Sayang, kenikmatan itu berangsur surut. Saat hari
semakin sore, gerimis mulai merintis. Gunung-gunung danau itu tersamar oleh
mendung. Kami memutuskan pulang.
PENDUNG
Esok harinya kami secara sengaja mengunjungi Air
Terjun Pendung di Desa Semurup, Kecamatan Air Hangat, Kerinci. Lokasinya berada
di sebelah kiri jalan raya di pertengahan antara Kota Sungai Penuh ke kebun teh
di Kayu Aro. Ini termasuk obyek yang belum popular sehingga jarang dirambah
wisatawan.
Untuk menuju ke air terjun itu, pengunjung harus
menyusuri kebun, hutan, dan menyeberangi sejumlah sungai. Beruntung, kami
diantar rombongan beberapa siswa yang tengah berlibur.
Diantara lintasan sungai-sungai, kami menelusuri jalan setapak tanah liat yang
berlumpur, menyelinap di balik pepohonan, atau menyibak rerimbunan semak
belukar. Kadang, kami harus melepas sandal atau sepatu agar lebih mudah
berjalan.
Jalur itu masih
sulit dilalui karena hanya sesekali digunakan. “Pengunjungnya
orang-orang di sekitar sini saja, “ kata Ziki (13), salah satu anak pengantar
kami.
Sekitar satu jam perjalanan, pada ujung Sungai
Pendung, kami dikejutkan oleh pemandangan tak terduga. Sebuah Ngarai atau
lereng menjulang tinggi di atas sungai. Dari atas ngarai muncul air bertumpahan
dalam butiran besar dan kecil.
Air terjun itu diapit dinding batu yang berlekak-lekuk
dan dipenuhi lumut, semak, atau suplir. Secercah sinar matahari dari atas
ngarai itu menerobis masuk ke dalam jurang hingga menembus air sungai yang bening. Paduan antara ngarai,
air terjun, sungai, dan teroosan sinar matahari tadi menciptakan suasana dramatis.
Tiba-tiba turun hujan . “Kalau hujan begini, kita
harus cepat kembali karena sungai bias tiba-tiba pasang”, kata Refo (12), salah
satu rombongan anak. Kami pun terpaksa bergerak pulang.

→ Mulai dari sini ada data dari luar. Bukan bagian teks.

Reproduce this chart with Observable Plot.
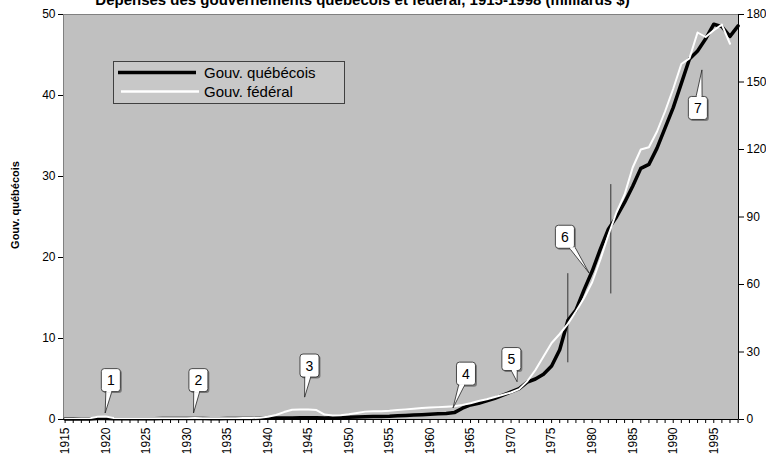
<!DOCTYPE html>
<html><head><meta charset="utf-8">
<script src="https://cdn.jsdelivr.net/npm/d3@7"></script>
<script src="https://cdn.jsdelivr.net/npm/@observablehq/plot@0.6"></script>
<style>
body{margin:0;background:#fff;font-family:"Liberation Sans",Arial,sans-serif;}
#wrap{position:relative;width:766px;height:456px;overflow:hidden;background:#fff;}
#wrap svg.chart{position:absolute;left:0;top:0;}
#title{position:absolute;left:0;width:725px;top:-8px;text-align:center;font-weight:bold;font-size:15px;line-height:15px;white-space:nowrap;}
#legend{position:absolute;left:113px;top:61px;width:230px;height:41px;background:#c8c8c8;border:1px solid #404040;}
#legend .row{position:absolute;left:0;height:19px;display:flex;align-items:center;font-size:15px;}
#ylabL{position:absolute;left:15px;top:205px;transform:translate(-50%,-50%) rotate(-90deg);font-weight:bold;font-size:11px;white-space:nowrap;}
#ylabR{position:absolute;left:708px;top:167px;width:19px;height:116px;background:#fff;}
#ylabR span{position:absolute;left:9.5px;top:41px;transform:translate(-50%,-50%) rotate(-90deg);font-weight:bold;font-size:11px;white-space:nowrap;}
</style></head><body>
<div id="wrap">
  <div id="title">Dépenses des gouvernements québécois et fédéral, 1915-1998 (milliards $)</div>
  <div id="ylabL">Gouv. québécois</div>
  <div id="ylabR"><span>Gouv. fédéral</span></div>
</div>
<script>
// ---- data ----
const years = d3.range(1915, 1999); // 1915..1998 categories
const quebec = [
  0.05,0.05,0.06,0.07,0.12,0.13,0.09,0.09,0.09,0.1,
  0.1,0.1,0.11,0.11,0.12,0.12,0.12,0.11,0.1,0.1,
  0.11,0.12,0.13,0.13,0.14,
  0.18,0.2,0.2,0.2,0.21,0.22,0.22,0.2,0.22,0.25,
  0.28,0.3,0.33,0.36,0.38,0.4,0.45,0.5,0.55,0.6,
  0.65,0.7,0.75,0.85,
  1.4,1.8,2.0,2.3,2.6,3.0,3.4,3.8,4.6,5.0,
  5.6,6.6,8.6,12.2,13.5,16.0,18.3,21.0,23.5,25.0,
  26.8,28.8,31.0,31.5,33.5,36.0,38.5,41.5,44.5,45.5,
  47.0,48.8,48.5,47.3,48.6
];
const federal = [
  0.3,0.35,0.4,0.5,1.2,1.3,0.7,0.6,
  0.55,0.55,0.55,0.55,0.55,0.6,0.6,0.6,0.65,0.6,0.6,0.6,0.6,0.6,0.65,0.7,0.75,
  1.2,2.0,3.3,4.3,4.4,4.4,4.2,2.2,1.8,1.9,
  2.3,2.9,3.5,3.7,3.7,3.9,4.2,4.5,4.8,5.1,
  5.3,5.5,5.7,5.9,6.5,7.2,8.2,9.0,10.0,11.0,
  12.0,13.5,17.0,22.0,28.0,34.0,38.0,42.5,48.0,54.0,
  61.0,71.0,82.0,92.0,100.0,112.0,120.0,121.0,128.0,137.0,
  147.0,158.0,160.5,172.0,170.0,173.0,175.5,167.0
];
const leftTicks = [0,10,20,30,40,50];
const rightTicks = [0,30,60,90,120,150,180];
const labelYears = [1915,1920,1925,1930,1935,1940,1945,1950,1955,1960,1965,1970,1975,1980,1985,1990,1995];
const seriesNames = ["Gouv. québécois","Gouv. fédéral"];

// callouts (numbered boxes) in data coordinates (left-axis units)
const calloutLabels = ["1","2","3","4","5","6","7"];
const calloutBoxYear = [1920.7,1931.5,1945.2,1964.5,1970.1,1976.7,1993.1];
const calloutBoxValue = [4.8,4.8,6.6,5.6,7.4,22.5,38.4];
const calloutTipYear = [1920.0,1930.9,1944.6,1962.9,1970.8,1979.7,1993.6];
const calloutTipValue = [0.74,0.74,2.7,1.36,4.6,18.0,43.1];
// vertical marker lines
const markerYear = [1977.0,1982.3];
const markerLow = [7.0,15.5];
const markerHigh = [18.0,29.0];

const xDomain = [1914.8, 1998.05];
const leftMax = 50, rightMax = 180;

// ---- build tables ----
const qData = quebec.map((v,i)=>({year: years[i], value: v}));
const fData = federal.map((v,i)=>({year: years[i], value: v*leftMax/rightMax}));

function callouts(index, scales) {
  const g = d3.create("svg:g");
  const w = 19, h = 23, half = 3;
  for (let i = 0; i < calloutLabels.length; i++) {
    const bx = scales.x(calloutBoxYear[i]), by = scales.y(calloutBoxValue[i]);
    const tx = scales.x(calloutTipYear[i]), ty = scales.y(calloutTipValue[i]);
    const dx = tx - bx, dy = ty - by;
    let ex, ey, ux, uy;
    if (Math.abs(dy) * w/2 >= Math.abs(dx) * h/2) {
      ey = by + Math.sign(dy)*h/2; ex = bx + dx*(h/2)/Math.abs(dy); ux = 1; uy = 0;
    } else {
      ex = bx + Math.sign(dx)*w/2; ey = by + dy*(w/2)/Math.abs(dx); ux = 0; uy = 1;
    }
    const p1 = [ex-ux*half, ey-uy*half], p2 = [ex+ux*half, ey+uy*half];
    g.append("rect").attr("x", bx-w/2+1.5).attr("y", by-h/2+1.5).attr("width", w).attr("height", h)
      .attr("rx", 3).attr("fill", "#7a7a7a");
    g.append("polygon").attr("points", [p1,[tx,ty],p2].map(p=>p.join(",")).join(" "))
      .attr("fill","#fff").attr("stroke","#222").attr("stroke-width",0.8);
    g.append("rect").attr("x", bx-w/2).attr("y", by-h/2).attr("width", w).attr("height", h)
      .attr("rx", 3).attr("fill", "#fff").attr("stroke", "#222").attr("stroke-width",0.8);
    g.append("line").attr("x1", ex-ux*(half-0.6)).attr("y1", ey-uy*(half-0.6))
      .attr("x2", ex+ux*(half-0.6)).attr("y2", ey+uy*(half-0.6))
      .attr("stroke","#fff").attr("stroke-width",2);
    g.append("text").attr("x", bx).attr("y", by+5).attr("text-anchor","middle")
      .attr("font-size", 14).attr("fill","#000").text(calloutLabels[i]);
  }
  return g.node();
}

const chart = Plot.plot({
  width: 766, height: 456,
  marginTop: 14, marginBottom: 37, marginLeft: 63, marginRight: 28,
  style: {fontFamily: "'Liberation Sans', Arial, sans-serif", fontSize: "12px", background: "transparent", color: "#000"},
  x: {domain: xDomain},
  y: {domain: [0, leftMax]},
  marks: [
    Plot.frame({fill: "#c0c0c0", stroke: "#808080"}),
    Plot.ruleX(markerYear.map((v,i)=>i), {x: i=>markerYear[i], y1: i=>markerLow[i], y2: i=>markerHigh[i], stroke: "#333", strokeWidth: 1}),
    Plot.line(qData, {x: "year", y: "value", stroke: "#000", strokeWidth: 3.5, strokeLinejoin: "round"}),
    Plot.line(fData, {x: "year", y: "value", stroke: "#fff", strokeWidth: 2, strokeLinejoin: "round"}),
    Plot.ruleY([0], {stroke: "#000"}),
    Plot.ruleX([xDomain[1]], {stroke: "#000"}),
    Plot.axisY(leftTicks, {anchor: "left", tickSize: 5, tickPadding: 3, label: null, fontSize: 12}),
    Plot.axisY(rightTicks.map(v=>v*leftMax/rightMax), {anchor: "right", tickSize: 5, tickPadding: 3, label: null, fontSize: 12,
      tickFormat: d => String(Math.round(d*rightMax/leftMax))}),
    Plot.axisX(years, {tickSize: 4, tickFormat: () => "", label: null}),
    Plot.axisX(labelYears, {tickSize: 0, tickPadding: 8, tickRotate: -90, label: null, fontSize: 12, tickFormat: d => String(d)}),
    callouts
  ]
});
chart.classList.add("chart");
document.getElementById("wrap").appendChild(chart);

// legend
const legend = document.createElement("div");
legend.id = "legend";
const swatch = [{stroke:"#000", w:3.5, x1:4, x2:82}, {stroke:"#fff", w:2.5, x1:7, x2:85}];
seriesNames.forEach((name, i) => {
  const row = document.createElement("div");
  row.className = "row";
  row.style.top = (1 + i*19) + "px";
  row.innerHTML = `<svg width="90" height="19"><line x1="${swatch[i].x1}" x2="${swatch[i].x2}" y1="9.5" y2="9.5" stroke="${swatch[i].stroke}" stroke-width="${swatch[i].w}"/></svg><span>${name}</span>`;
  legend.appendChild(row);
});
document.getElementById("wrap").appendChild(legend);
</script>
</body></html>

Kawasan Kerinci yang berada di perbatasan atara
Jambi dan Sumatera Bara, memang menawarkan banyak pesona alam. Danau Gunung
Tujuh dan Air Terjun Pendung termasuk
yang menanamkan kesan mendalam. Meski sudah kembali ke Jakarta, pengalaman mengunjungi dua tempat
itu kami simpan sebagai mimpi indah yang enggan kami lepaskan.